Playing games with your mind

Video game companies claim they can sharpen the minds and increase the memories of gamers

Aleta Gruenwald and gaming store 4 Colour 8 Bit owner Nicholas Chan play Big Brain Academy.
Aleta Gruenwald and gaming store 4 Colour 8 Bit owner Nicholas Chan play Big Brain Academy.

Parents have spent decades telling their kids that TV and video games will fry their brains. But recently, companies such as Nintendo are trying to turn the “bad for your brain” stereotype around.

Nintendo’s “Brain Age” and “Brain Age 2” video games, released in the past two years, are changing the face of video games. Rather than frying your brain, these new games claim to make it stronger.

“Brain Age” has been advertised on Nintendo’s website as a tool for training the brain and testing the memory with simple games of numbers, matching and memory recall.

The games require players to solve math problems, recite piano songs and play challenging versions of familiar games such as rock, paper, scissors and concentration.

At the end, the game assesses the age of the player’s brain so that each time, the player is working towards a more youthful mental age.

Michelle Chu, CompSci ’10, said she starting playing these games when she tried a friend’s game and thought it was interesting.

“It does make you use your brain more than other games,” she said.

Chu said the game challenged her mental math skills by getting her to do mathematical problems in her head, but she couldn’t see it having much effect on her memory.

“It doesn’t really help as much in remembering long term,” she said.

Chu said the number the game attributes to your mental capactiy definitely provides an incentive to play and improve your brain age, but she can’t see it reflecting an actual improvement in her mental abilities.

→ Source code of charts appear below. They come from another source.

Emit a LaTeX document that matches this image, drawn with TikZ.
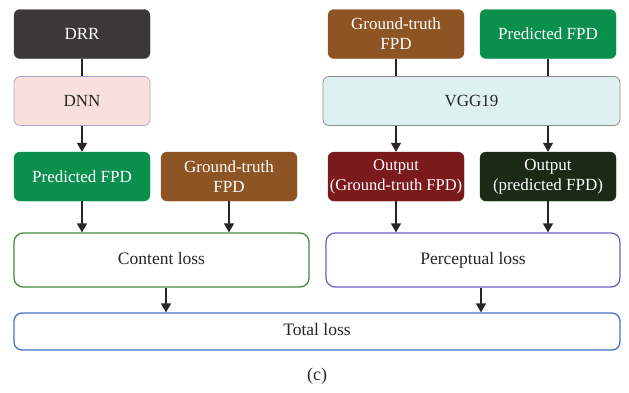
\documentclass[tikz,border=0pt]{standalone}
\usepackage{fontspec}
\setmainfont{Liberation Serif}
\usetikzlibrary{arrows.meta}
\definecolor{drrc}{HTML}{3B3838}
\definecolor{dnnf}{HTML}{F8E1DD}
\definecolor{dnnd}{HTML}{AFA2D4}
\definecolor{predc}{HTML}{0B8F4D}
\definecolor{gtc}{HTML}{8E5524}
\definecolor{vggf}{HTML}{DFF0F0}
\definecolor{vggd}{HTML}{8C8C8C}
\definecolor{ogtc}{HTML}{7B1A1D}
\definecolor{opc}{HTML}{1B2A15}
\definecolor{contc}{HTML}{3E8A3E}
\definecolor{percc}{HTML}{7060C0}
\definecolor{totc}{HTML}{4472C4}
\definecolor{arrc}{HTML}{2A2525}
\tikzset{
  box/.style={rounded corners=6pt, minimum width=136pt, minimum height=49pt, align=center, inner sep=1pt,
    font=\fontsize{17}{20}\selectfont},
  darkbox/.style={box, fill=#1, draw=#1, text=white},
  lightbox/.style={box, text=black!85},
  lossbox/.style={rounded corners=9pt, draw=#1, line width=1.3pt, fill=white, minimum height=54pt,
    font=\fontsize{17.5}{20}\selectfont, text=black!85, text height=12pt, text depth=4pt},
  link/.style={draw=arrc, line width=1.6pt},
  arr/.style={link, -{Triangle[length=9pt,width=10pt]}}
}
\begin{document}
\begin{tikzpicture}[x=1pt,y=-1pt]
\useasboundingbox (0,0) rectangle (629,392);
% left column
\node[darkbox=drrc] (drr) at (82,34) {DRR};
\node[lightbox, fill=dnnf, draw=dnnd, line width=0.8pt] (dnn) at (82,101) {DNN};
\node[darkbox=predc] (predL) at (82,176.5) {Predicted FPD};
\node[darkbox=gtc] (gtL) at (229,176.5) {Ground-truth\\FPD};
% right column
\node[darkbox=gtc] (gtR) at (396,34) {Ground-truth\\FPD};
\node[darkbox=predc] (predR) at (548,34) {Predicted FPD};
\node[lightbox, fill=vggf, draw=vggd, line width=0.8pt, minimum width=297pt] (vgg) at (471.5,101) {VGG19};
\node[darkbox=ogtc, font=\fontsize{16.5}{20}\selectfont] (outGT) at (396,176.5) {Output\\(Ground-truth FPD)};
\node[darkbox=opc] (outP) at (548,176.5) {Output\\(predicted FPD)};
% losses
\node[lossbox=contc, minimum width=295pt] (cont) at (161.5,260) {Content loss};
\node[lossbox=percc, minimum width=294pt] (perc) at (473,260) {Perceptual loss};
\node[lossbox=totc, minimum width=606pt, minimum height=37pt, rounded corners=8pt] (tot) at (317,331.5) {Total loss};
\node[font=\fontsize{18}{20}\selectfont, text=black!85] (cap) at (317,376) {(c)};
% connectors
\draw[link] (drr.south) -- (dnn.north);
\draw[arr] (dnn.south) -- (predL.north);
\draw[link] (gtR.south) -- (gtR.south |- vgg.north);
\draw[link] (predR.south) -- (predR.south |- vgg.north);
\draw[arr] (outGT.north |- vgg.south) -- (outGT.north);
\draw[arr] (outP.north |- vgg.south) -- (outP.north);
\draw[arr] (predL.south) -- (predL.south |- cont.north);
\draw[arr] (gtL.south) -- (gtL.south |- cont.north);
\draw[arr] (outGT.south) -- (outGT.south |- perc.north);
\draw[arr] (outP.south) -- (outP.south |- perc.north);
\coordinate (c1) at ([xshift=4.5pt]cont.south);
\coordinate (c2) at ([xshift=8pt]perc.south);
\draw[arr] (c1) -- (c1 |- tot.north);
\draw[arr] (c2) -- (c2 |- tot.north);
\end{tikzpicture}
\end{document}
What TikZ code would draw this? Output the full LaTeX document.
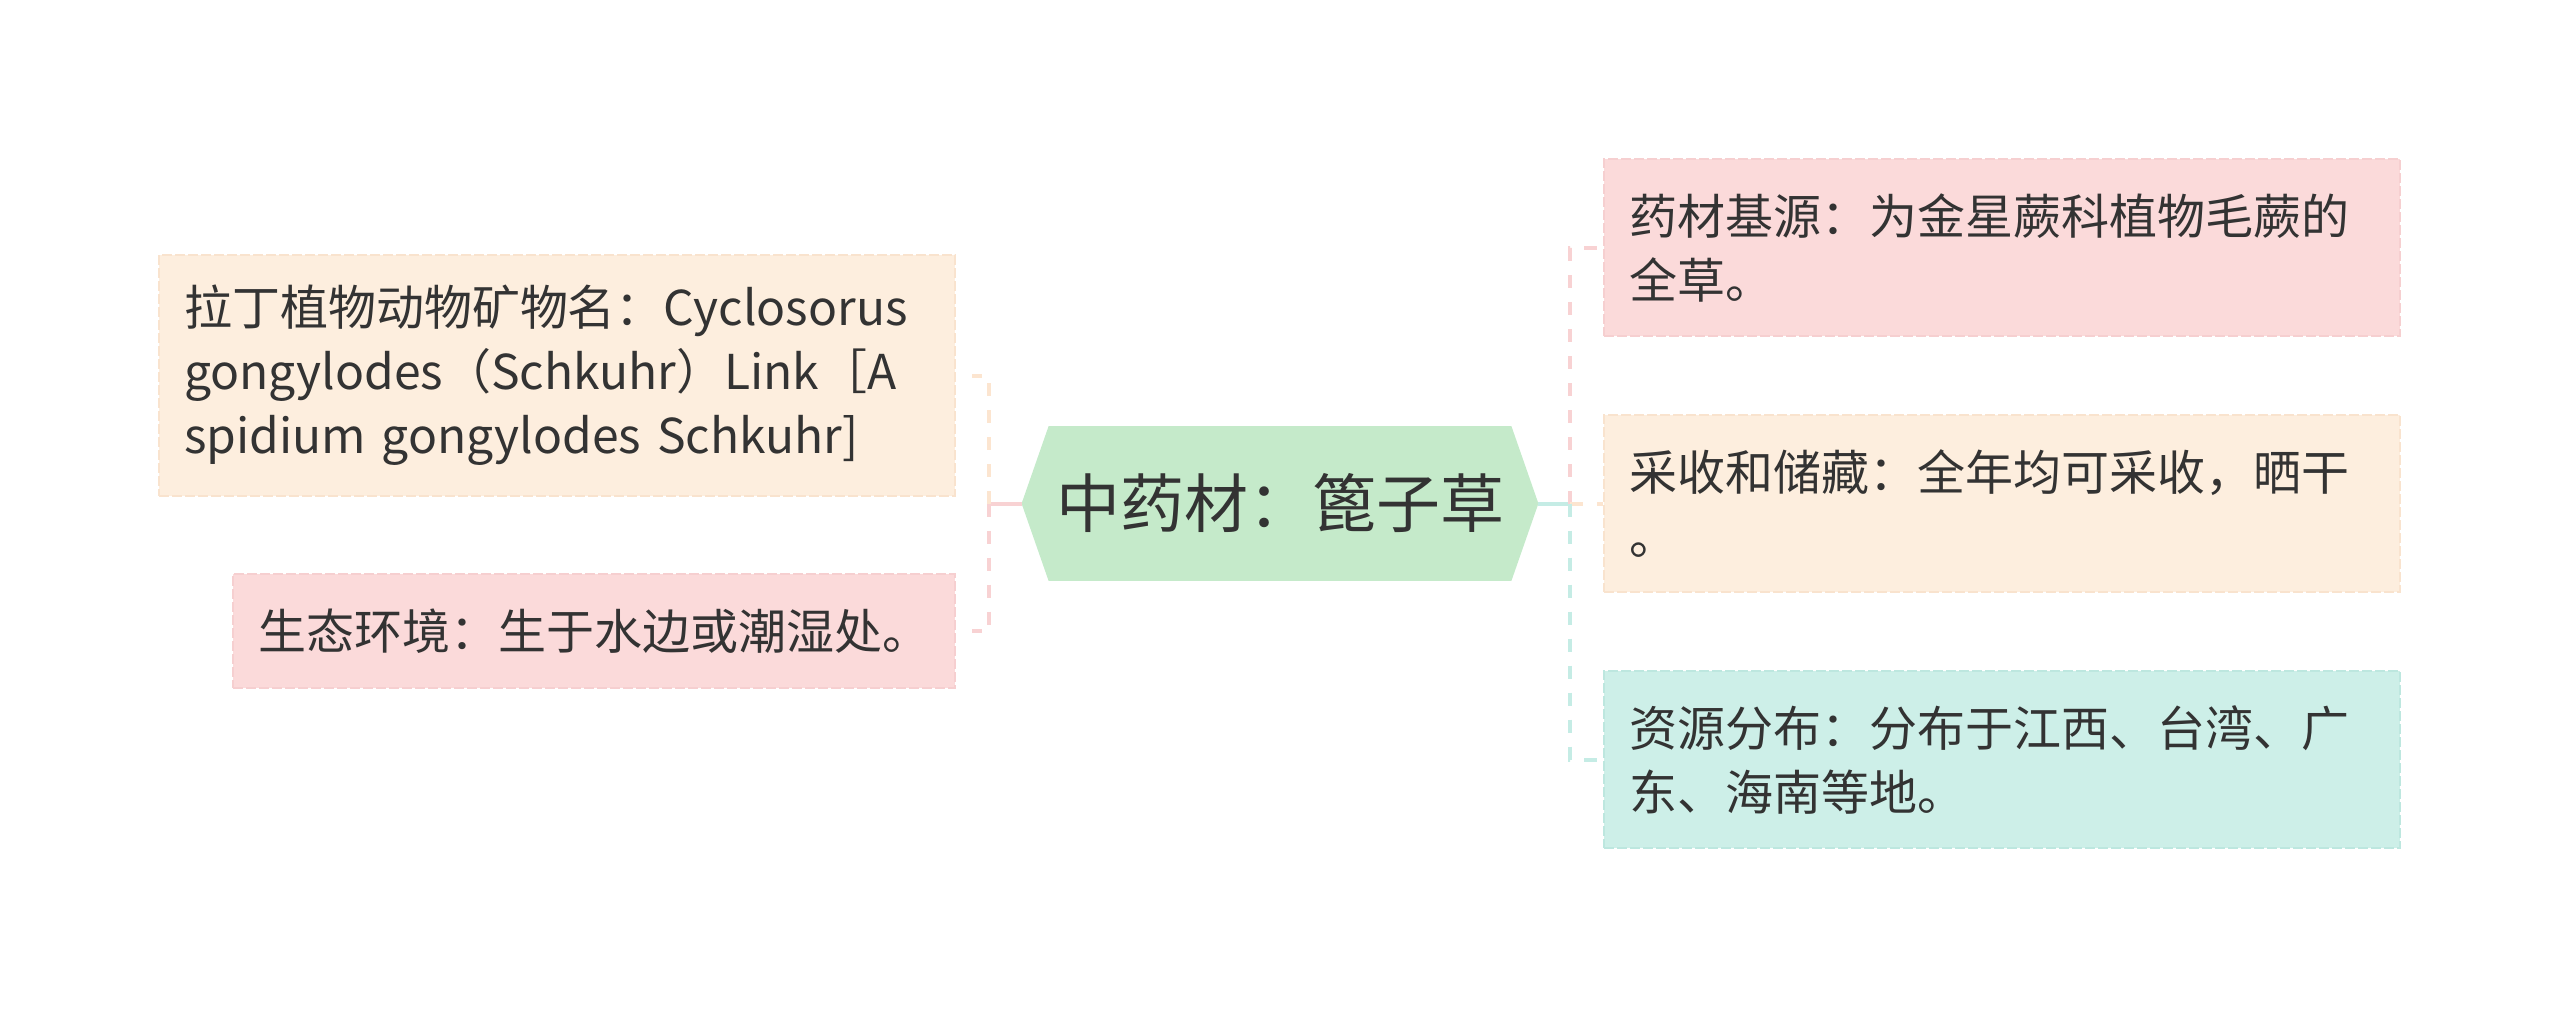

“The skills that they test in the game are sort of simple so it wouldn’t improve my performance in class or anything.”

Nancy Huynh, Comm ’08, has played the game “Big Brain Academy” but didn’t have any realistic expectations to improve her mind.

“It was definitely for fun. I really enjoy playing mini games on a console,” she said. “I wasn’t really trying to get any smarter.”

Huynh said she eventually beat the game, but in the end, all she had had really accomplished was killing several hours in front of the game.

“It tells you how heavy your brain is,” she said. “The way they showed your results was in five different aspects. I had maxed them all out.”

While younger generations have been trying out video games to keep their minds sharp, many less technical versions of memory and brain training exercises have been in retirement homes for years.

Denise Babcock, program manager at Briargate Retirement Living Centre in Kingston, said memory games are certainly a part of the seniors’ exercises.

“We use things like memorizing words and word associations,” she said.

“Reciting nursery rhymes helps the memory.” Keeping the mind fresh is all about stimulation for the brain’s thought processes, Babcock said.

“I think any type of stimulation is important to keep the mind active.”

Babcock said technology itself can often be a barrier to the exercises when it comes to video game versions of memory games.

“A lot of time when you’re using new technology when working with older people you have to teach them how to use the machine itself and then do the actual brain game,” she said.

But several retirement homes have been making some of the latest technologies in gaming available to their seniors.

Kingsdale Chateau in Kingston, for one, has introduced Wii bowling and golfing to its retired residents to keep both their bodies and minds active.

Psychology professor Brian Butler said video games may not be the best way to train the mind and improve memory.

“The biggest problem with these games that are meant to exercise your mind is that they only exercise the ideas involved in those games,” he said.

Butler said memory is made up of millions of ideas that are all interconnected.

“What you have are idea units. It’s as if memory consists of different chunks and their connections,” he said.

With all these random pieces of information and links between them, Butler said the memory is “remarkably like the Internet.”

The connections, or links, are how we remember, Butler said.

“Ideas are connected in a very haphazard way and this actually becomes very powerful.”

Butler said we have millions of units of memory but one idea is never too far from another memory.

“Four or five connections will connect most of the ideas in your memory,” he said. “It means ideas are really accessible.”

People lose their memory when those connections begin to come undone, Butler said.

“The games will only be useful if they start reinforcing the connections that are already there.”

Butler said video games, like any other activity that gets you thinking, are still useful.

“The more you think about things and are making connections, the more it gets you thinking about other things,” he said.

So playing video games can remind people of other things in their lives to indirectly reinforce memory. There are better ways for people to fully engage and exercise their minds, though, Butler said.

“You need something to more broadly exercise the mind—and that’s reading,” he said.

Butler said reading and understanding the material is also the best way for students to help keep their minds and memories sharp for tests.

“You read the book, pay attention to the lectures and try to understand everything. As soon as you understand things, you know how they’re connected,” he said.

Butler’s not sure if video games really help strengthen our minds outside of the games themselves, but that doesn’t mean you shouldn’t play them.

“I don’t think they’ll help student’s memories, but they also won’t do anything bad.”